Re: long... Re: Working collections

   From: Greg Stein <gstein@lyra.org>

   I'm still a bit unclear in my head what is actually *at* a history resource.
   Is something there, or is it just a logical entity named by a URI?

Well, that of course is up to the server.  Some implementions will be
an RCS ,v file or and SCCS s. file, and others be records in some database,
probably supplemented with one or more files containing some (possibly
compressed and deltified) representation of the versions' content.

   Bah :-) ... I read the Overwrite as "it is okay if the destination already
   exists; just put the source contents there." All the hullabaloo about
   "delete then copy/move" is a bit overdone in my mind :-)

Well, if you have hard links to that file, you probably will care
a great deal whether or not it was a delete followed by the creation
of a new resource, or just an update of the content of the existing
resource.  And depending on whether or not the parent collection is
checked out (or writeable), one will succeed where the other will fail.

   Back to the question at hand:

Yes, that's always a good thing to get back to eventually (:-).

   But we still have the various problems of setting the targets of the
   selectors in the members. SVN never really deals with targets, it wants to
   work mostly with version resources. Why? Because it copies all the resources
   to the local disk and you edit them there.

If it is going to copy all of the resources to the local disk, it has
to (at least indirectly) tell the server what versions of each resource
it is interested in.  If it just tells the server this via a "SET-TARGET",
then the server knows everything it needs to set up the workspace for that
client.

   When you go to do a commit, it
   needs to work against what it copied (rather than the current target). Thus,
   it refers to the specific version resource that was copied to the client. It
   checks that thing out, makes the changes, and checks it in.

Yes!  Which is one way a workspace is useful, since it keeps track of
what versions the client has downloaded, as opposed to what is currently
in the shared "team" area.

   > To be careful about terminology, it becomes a version selector, not
   > a working resource, since auto-versioning creates version selectors,
   > not working resources.

   Eh? Auto-versioning is related to an automatic CHECKOUT/CHECKIN. I was
   referring to automatically making the new resource version-controlled.
   Further, I create a working resource for the new resource. In the 201
   (Created), I state where the new resource's working resource is located.

Poor choice of words on my part.  I was referring to the "automatic
putting under version control by the server", not the "having the
DAV:auto-version property set" concept.  I'll try to remember to call
the former "auto-version-controlling", and the latter
"auto-versioning".

   1) "When something becomes version-controlled, it becomes a version
      selector." Where is that stated? VERSION-CONTROL creates one, sure.
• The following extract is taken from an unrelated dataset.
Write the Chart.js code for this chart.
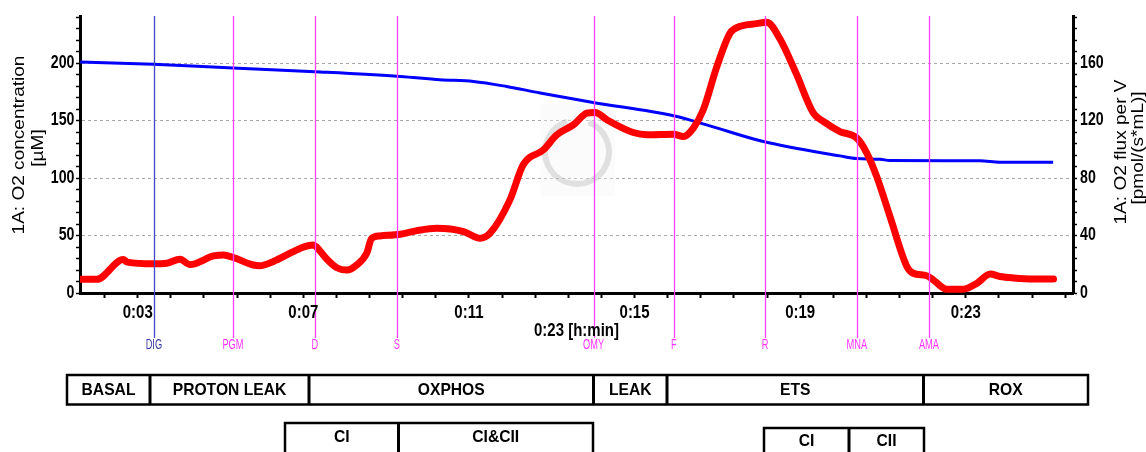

That's what I meant by "becomes version-controlled", namely, has had
the VERSION-CONTROL operation applied to it.  Auto-version-controlling
behavior by the server is defined to be identical to having the
server apply VERSION-CONTROL to the new resource immediately after
it has been created.

      But
      why can't my PUT create a working resource? (which implies an eventual
      creation of a version, a version history, and a version selector as a
      member of the collection version's extent version selectors)

That would be a significant change to the current definition of PUT and
the definition of a working resource (a working resource just checks out
a version which must be in a version history).  But I think we're OK
there with the "working collection can contain non-versioned resources"
approach, described in my prior message.

   > When you first create a version history, it is given an initial version.
   > When you put an existing (non-versioned) resource under version control,
   > the initial version is a copy of the state of the non-versioned resource.

   That doesn't fully answer the question. The second sentence assumes that I
   have a non-versioned resource. That step isn't possible. I must be able to
   go from the null state to a versioned resource.

If non-version-controlled members of working collections are put under
version control when the working collection is checked in, I believe
that you get what you need (and don't have to go from the null state
to a versioned resource).

   I believe the answer is that a working resource might not have a
   DAV:checked-out property.

That significantly complicates the semantics of a working resource, which
I'd like to avoid.

   How were other people thinking of modelling the creation of a versioned
   resource? Are people assuming that this is a non-atomic creation? (check out
   the parent, put a resource, version-control it, check in the parent; and
   deal with the race between the PUT and the VERSION-CONTROL when the resource
   may not be version-controlled?)

You can just lock the resource to make sure nobody messes with it between
the PUT and the VERSION-CONTROL.  One reason not to allow you to version
control a "null resource" is that servers will often have a very different
way of versioning things like collections from things like files, and
won't let you change from one to the other, and with a null resource,
a server can't guess which one it's going to be.

   ...
   This is a great model based on the discussion above. But the target issue
   that you raised still creates problems. The whole reason that I checked out
   a collection version in the first place was to avoid target selectors that
   might not be targeted the way that I need them to be :-)

Remember that a collection version says nothing about the targets
of its members (it just tells you the names and version history of
each member).  So if a target selector is not targeted the way you
want, you just modify the target selector ... checking out and
checking in the collection or any of its members
is independent of what target is selected by a target selector.